Hollister whistled softly. “Oh, boy.”
“Like I said, it could have been the aftereffects of the anesthesia.”
“Or it could be code for what’s really happening.” His eyes narrowed. “You know what’s going on. Your hospital got the last two victims...the dead kid who was in Los Serpientes, and the wounded Lobitos member who skipped out before police could question him.”
She nodded. She was thinking of Tonio and the treatment he’d had at the hands of Rado and his friends. She worried for him.
“There’s a gang war starting,” Cal told her. “I don’t want a gang war in San Antonio. I still remember the last one and it makes me sick at my stomach.”
“I remember it, too.” It was the one that had resulted in her family’s death.
“I’m going to set up a task force,” he said. “We have a Texas Ranger here with a good knowledge of gangs and gang activities. I’m going to ask him to join.”
“Does he know about this latest shooting?”
He smiled secretively and glanced past her. “Why don’t you ask him yourself?”
She half turned in her chair, and there was John Ruiz, staring at the two of them with narrow black eyes. And he wasn’t smiling.
FOUR
“We were just talking about you,” Hollister chuckled.
“Was it something printable?” John asked as he joined them at the table.
“Mostly.” He held up a cup. “Want coffee?”
“I have too much respect for the beverage to ever drink it out of that counterfeit machine,” John said haughtily.
“It makes very nice hot chocolate,” Sunny said in its defense.
“It also steals dollar bills,” John muttered. “Someone should give it an attitude adjustment.”
“You wouldn’t ever have gone down to Palo Verde with a baseball bat?” Hollister asked hesitantly, and with a grin.
John chuckled in spite of himself as he pulled up a chair and straddled it. “No, but I understand the officer who did is still paying off the damage on a monthly basis. The circuit judge put the fear of God into him.”
“What am I missing?” Sunny asked, her eyes glancing off John’s. A faint blush colored her high cheekbones and he seemed to relax, all of a sudden.

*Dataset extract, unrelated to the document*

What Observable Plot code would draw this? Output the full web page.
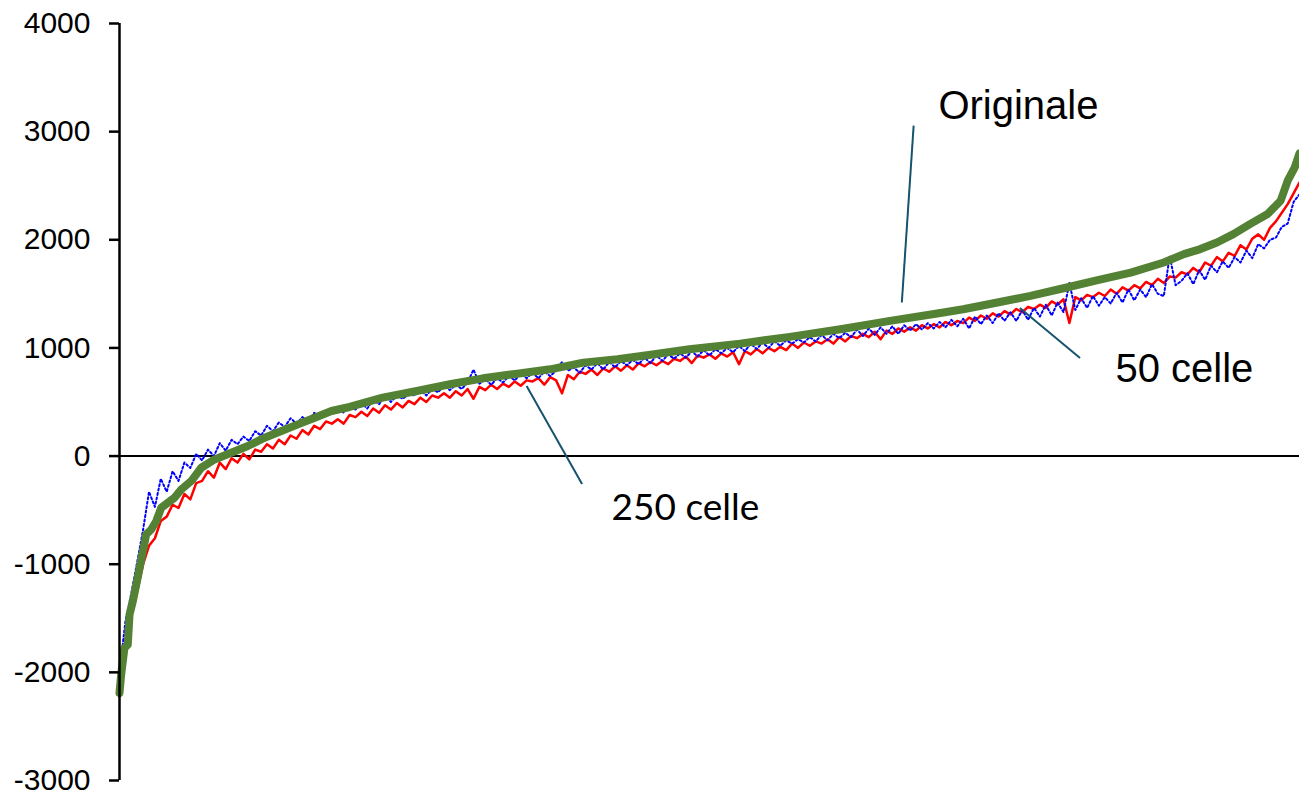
<!DOCTYPE html>
<html>
<head>
<meta charset="utf-8">
<script src="https://cdn.jsdelivr.net/npm/d3@7"></script>
<script src="https://cdn.jsdelivr.net/npm/@observablehq/plot@0.6"></script>
<style>
  html, body { margin: 0; padding: 0; background: #fff; }
  #chart svg { display: block; }
</style>
</head>
<body>
<div id="chart"></div>
<script>
// ---- Data ----
// Rank of observation (0..1000), values sorted by the original series
const yTicks = [-3000, -2000, -1000, 0, 1000, 2000, 3000, 4000];

// "Originale" (green, thick) — readings at these ranks
const originaleRank = [0,1.4,4.2,7,8.5,11.3,14.2,17,19.8,22.6,26.9,31.1,35.4,41,46.6,52.3,60.8,69.3,80.6,94.7,108.8,123,137.2,151.2,165.4,179.6,195,223,252,280,308,337,365,393,422,447,483,526,568,611,653,693,715,744,772,800,829,857,885,902,916,930,944,958,973,984,990,996,1000];
const originaleVal = [-2190,-2020,-1775,-1744,-1466,-1343,-1188,-1034,-880,-725,-679,-602,-478,-432,-386,-309,-231,-108,-31,31,93,170,231,293,355,417,454,540,602,664,719,762,802,864,895,932,988,1040,1102,1173,1250,1318,1358,1420,1481,1552,1627,1697,1790,1867,1914,1975,2052,2145,2238,2361,2546,2670,2800];

// "250 celle" (red) and "50 celle" (blue dotted): one reading every 5 ranks
const cellStep = 5;
const celle250 = [
-2225,-1800,-1480,-1250,-1000,-830,-760,-600,-560,-450,
-480,-350,-400,-250,-230,-140,-200,-60,-120,-20,
-60,20,-30,60,40,110,70,150,110,190,
160,240,200,280,250,320,300,340,300,380,
360,410,370,440,400,470,430,490,450,510,
480,540,500,560,540,580,540,600,560,620,
530,640,610,660,620,670,640,690,650,700,
690,720,660,730,700,580,750,710,780,760,
800,750,810,780,830,790,840,800,860,830,
870,840,880,850,900,880,920,860,930,910,
940,900,950,920,960,850,970,940,990,950,
1000,970,1010,980,1040,1000,1050,1020,1060,1040,
1080,1040,1100,1060,1110,1090,1130,1100,1150,1080,
1160,1130,1180,1150,1190,1160,1210,1180,1220,1190,
1240,1210,1250,1230,1280,1250,1300,1270,1320,1290,
1340,1310,1360,1330,1380,1360,1400,1370,1430,1400,
1450,1230,1470,1440,1490,1470,1510,1480,1540,1500,
1560,1530,1580,1550,1610,1580,1640,1600,1660,1650,
1700,1680,1740,1700,1790,1760,1840,1800,1880,1850,
1950,1910,2010,2050,2000,2110,2170,2250,2330,2430,
2530];
const celle50 = [
-2000,-1530,-1270,-980,-680,-330,-470,-210,-330,-140,
-230,-60,-110,20,-40,60,0,120,50,150,
110,180,140,230,190,280,230,310,270,350,
300,360,320,400,360,420,390,440,400,470,
430,490,440,520,480,560,500,560,530,570,
560,610,560,620,590,650,610,660,620,680,
800,670,710,660,720,680,740,700,760,720,
770,720,780,740,790,870,790,820,770,840,
800,860,800,870,820,880,840,890,850,910,
860,930,880,940,900,950,910,970,920,980,
930,990,950,1000,960,1020,970,1040,990,1050,
1000,1060,1020,1070,1040,1080,1050,1100,1060,1120,
1070,1130,1090,1140,1100,1170,1110,1180,1120,1190,
1130,1200,1130,1210,1160,1220,1170,1230,1180,1240,
1190,1260,1200,1270,1180,1290,1220,1300,1230,1320,
1250,1330,1250,1350,1260,1370,1290,1400,1300,1420,
1330,1600,1350,1460,1370,1480,1390,1470,1410,1510,
1420,1540,1440,1540,1470,1590,1500,1480,1850,1580,
1620,1690,1590,1720,1630,1760,1700,1800,1740,1840,
1790,1900,1830,1960,1920,2000,2020,2120,2150,2350,
2420];

// Annotation labels with leader lines (data coordinates: rank, value)
const labelText   = ["Originale", "50 celle", "250 celle"];
const labelRank   = [694, 844, 417];
const labelVal    = [3240, 806, -481];
const leaderFromR = [663, 763, 345];
const leaderFromV = [1420, 1370, 648];
const leaderToR   = [673, 814, 392];
const leaderToV   = [3056, 907, -259];
const labelFont   = ["Liberation Sans, Arial, sans-serif", "Liberation Sans, Arial, sans-serif", "Lato, sans-serif"];
const labelSize   = [40, 40, 37];

// ---- Build tables ----
const green = originaleRank.map((r, i) => ({rank: r, value: originaleVal[i]}));
const red = celle250.map((v, i) => ({rank: i * cellStep, value: v}));
const blue = celle50.map((v, i) => ({rank: i * cellStep, value: v}));
const labels = labelText.map((t, i) => ({
  text: t, rank: labelRank[i], value: labelVal[i],
  r1: leaderFromR[i], v1: leaderFromV[i], r2: leaderToR[i], v2: leaderToV[i],
  font: labelFont[i], size: labelSize[i]
}));

const chart = Plot.plot({
  width: 1299,
  height: 797,
  marginLeft: 119,
  marginRight: 0,
  marginTop: 23,
  marginBottom: 17,
  style: {fontFamily: "Liberation Sans, Arial, sans-serif", background: "#fff"},
  x: {domain: [0, 1000], axis: null},
  y: {domain: [-3000, 4000], axis: null},
  marks: [
    Plot.ruleY([0], {stroke: "black", strokeWidth: 2}),
    Plot.line(red, {x: "rank", y: "value", stroke: "#ff0000", strokeWidth: 2.5, strokeLinejoin: "round"}),
    Plot.line(blue, {x: "rank", y: "value", stroke: "#0000ff", strokeWidth: 2, strokeDasharray: "2,2.5"}),
    Plot.line(green, {x: "rank", y: "value", stroke: "#548235", strokeWidth: 8, strokeLinejoin: "round"}),
    Plot.ruleX([0], {y1: -3000, y2: 4000, stroke: "black", strokeWidth: 2.5}),
    Plot.axisY({
      ticks: yTicks, tickSize: 10, tickPadding: 19,
      tickFormat: d => d.toString(), fontSize: 30,
      stroke: "black", strokeWidth: 2.5, fill: "black", color: "black"
    }),
    Plot.link(labels, {x1: "r1", y1: "v1", x2: "r2", y2: "v2", stroke: "#17536e", strokeWidth: 2}),
    ...labels.map(l => Plot.text([l], {
      x: "rank", y: "value", text: "text", textAnchor: "start",
      fontSize: l.size, fontFamily: l.font, fill: "black"
    }))
  ]
});
document.getElementById("chart").appendChild(chart);
</script>
</body>
</html>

She didn’t realize that he’d seen her with Hollister and that he was suddenly jealous. The other man drew women like flowers drew bees. Her flush delighted him, because it was proof that she was more attracted to him than the good-looking blond man sitting with her. He hadn’t been able to get her out of his mind since he’d seen her in the cathedral. Crazy, to feel possessive about a woman he hardly knew!
“There was a soft drink machine in the police department in Palo Verde,” John told her, bringing his attention back to the incident Hollister had alluded to. “It ate dollar bills and refused to give either change or soft drinks. One of the officers accidentally hit it with a baseball bat several times and it had to be replaced. So the story goes.”

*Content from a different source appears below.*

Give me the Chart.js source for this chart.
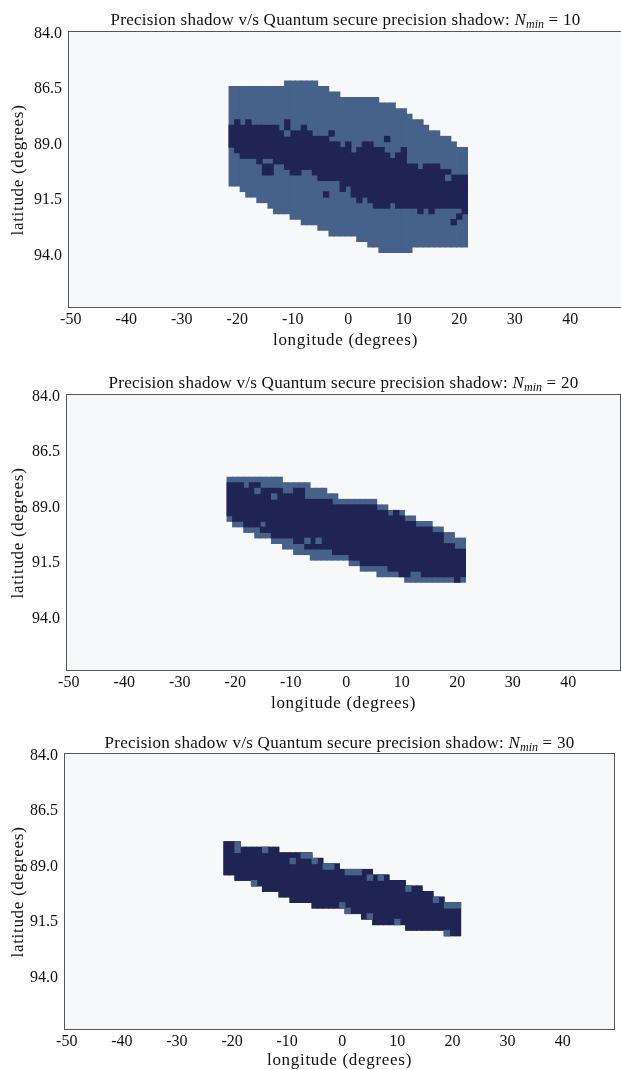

She burst out laughing. “How in the world can you accidentally hit a soft drink machine with a baseball bat several times?!”
“Funny, the judge asked the same question,” John replied, his black eyes twinkling.
“And what was the officer’s excuse?” she asked.
“Muscle spasms,” he said with a grin.
She chuckled. John loved the way she laughed. It made her look very pretty, with her face animated and those dark eyes bright with humor.